Friday, December 07, 2007

What happened to Truman Capote ???

Excerpts from an article by Jane Smiley:

"What new can one say about Truman Capote anyway? He said much of what there was to say himself -- in fact, about three-fifths of the way through newly released "Portraits and Observations," in an introductory essay to a volume of his early work, Capote gives himself a review: "But something like 'A House on the Heights,' where all the movement depends on the writing itself, is a matter of how the sentences sound, suspend, balance and tumble; a piece like that can be red hell, which is why I have more affection for it than 'A Ride Through Spain,' even though I know the latter is better, or at least more effective." And then, at the end, he gives himself a very bad review: "Again and again I read all that I had written of 'Answered Prayers,' and I began to have doubts -- not about the material or my approach, but about the texture of the writing itself." His doubts did not go away, though he changed his approach again, and then again.
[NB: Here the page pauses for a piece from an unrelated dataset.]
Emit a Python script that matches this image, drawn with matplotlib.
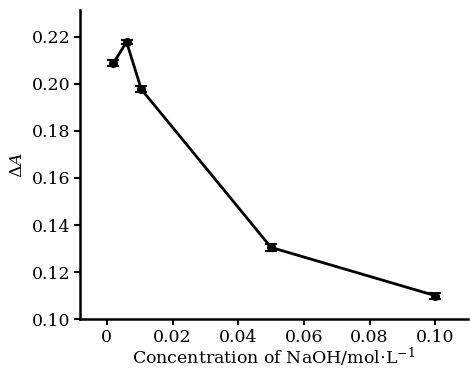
import matplotlib
matplotlib.use("Agg")
import matplotlib.pyplot as plt

# concentration of NaOH (mol/L) and delta A
conc = [0.002, 0.006, 0.0105, 0.05, 0.10]
dA = [0.2088, 0.2178, 0.1977, 0.1305, 0.1100]
err = [0.0013, 0.0010, 0.0012, 0.0015, 0.0013]

xticks = [0, 0.02, 0.04, 0.06, 0.08, 0.10]
xticklabels = ["0", "0.02", "0.04", "0.06", "0.08", "0.10"]
yticks = [0.10, 0.12, 0.14, 0.16, 0.18, 0.20, 0.22]

plt.rcParams['font.family'] = ['DejaVu Serif']
plt.rcParams['mathtext.fontset'] = 'dejavuserif'

fig = plt.figure(figsize=(4.7, 3.69), dpi=100)
ax = fig.add_axes([0.170, 0.135, 0.826, 0.838])

ax.errorbar(conc, dA, yerr=err, color='black', lw=2, marker='o', ms=5.5,
            capsize=4, elinewidth=1.5, capthick=1.5)

ax.set_xlim(-0.0082, 0.110)
ax.set_ylim(0.10, 0.2314)
ax.set_xticks(xticks)
ax.set_xticklabels(xticklabels)
ax.set_yticks(yticks)
ax.set_yticklabels(["%.2f" % v for v in yticks])

for s in ['top', 'right']:
    ax.spines[s].set_visible(False)
for s in ['left', 'bottom']:
    ax.spines[s].set_linewidth(1.8)
ax.tick_params(direction='out', length=4, width=1.5, labelsize=12.5, pad=3)

ax.set_xlabel(r"Concentration of NaOH/mol$\cdot$L$^{-1}$", fontsize=12.5, labelpad=0)
ax.set_ylabel(r"$\Delta A$", fontsize=12.5, labelpad=4)

fig.savefig("out.png", dpi=100)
At the time of his death, Capote still had not done what he wanted to do, and so we may, I think, wonder whether he died considering himself a failure.

By the evidence of this volume (arranged chronologically), far from it. Every piece is a treasure of effects, and over the whole 500-plus pages and 38 years, the effects hold together and speak back and forth to one another. The result is a visible evolution and a telling portrait of what happened to Truman Capote -- not to his life but to his aesthetic, with his life as a frequently fascinating background.